Some 70% of the 47 dioceses of the DRC and more than 50% of the Ivorian dioceses have organized awareness and abuse prevention sessions for clerics and pastoral agents.

These awareness-raising sessions are progressively contributing to a change in mentality.

In addition to the protocols, the vast majority of African dioceses have opened offices for reporting sexual abuse, as required by the “motu proprio” Vos estis lux mundi (“You are the light of the world”), which was published by Pope Francis three months after the 2019 summit.

In the DRC, for example, all dioceses have such structures. But these offices are very rarely used.

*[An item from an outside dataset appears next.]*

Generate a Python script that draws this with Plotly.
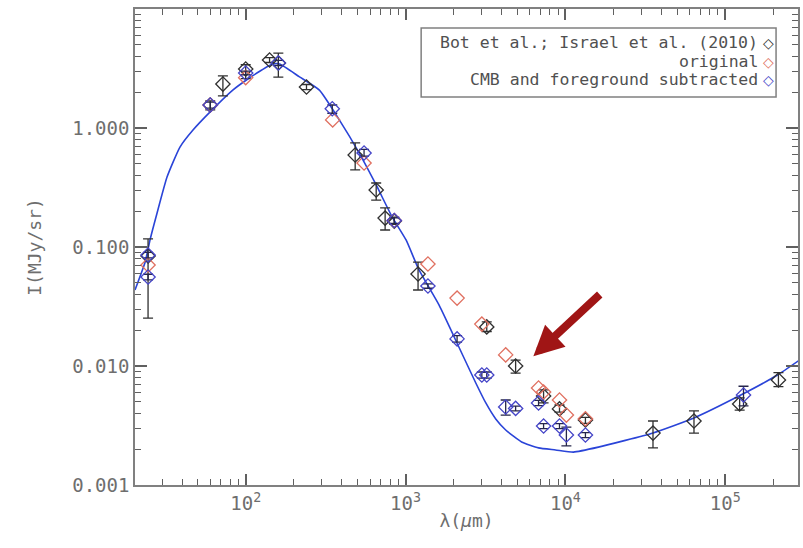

At least, this is what Father Hubert Kedowide, diocesan director of communications in Cotonou, observes.

“People have kept their old habits, which are to contact one of the vicars general or the archbishop himself to report cases of abuse,” he explains.

The situation is the same in the DRC.

“Ninety-eight percent of complaints of clerical sexual abuse of minors still reach bishops through channels other than the diocesan reporting office,” acknowledges Father Georges Kalenga, one of the deputy secretaries general of the National Episcopal Conference of the Congo (CENCO).

A culture of silence and other constraints

How can this lack of enthusiasm for reporting offices be explained?

As soon as the “motu proprio” on the protection of minors was published, the Cameroonian Jesuit and psychotherapist Jean Messingué pointed out that, due to socio-cultural constraints, reporting offices could be created without leading to the reporting of abuse.

St. Andrew’s Sister Josée Ngalula, a Congolese theologian who provides pastoral care to abuse victims, says there are a number of obstacles that feed the culture of silence.

“Denouncing and accusing implies telling what happened, and this blocks the majority of victims,” she explained in an interview with La Croix Africa in November 2021.

Moreover, “in Africa, we are taught to give priority to the honor of the community, of the group; victims are afraid that by speaking out they will sully the honor of the Church”.

Finally, it is often believed that “a leader is always right”.

But the cultural factor is not the only explanation.

Communication on these issues and on the opening of sexual abuse reporting offices throughout the African continent remains limited.

Despite all these factors, Sister Sia is convinced that “awareness is gradually growing”.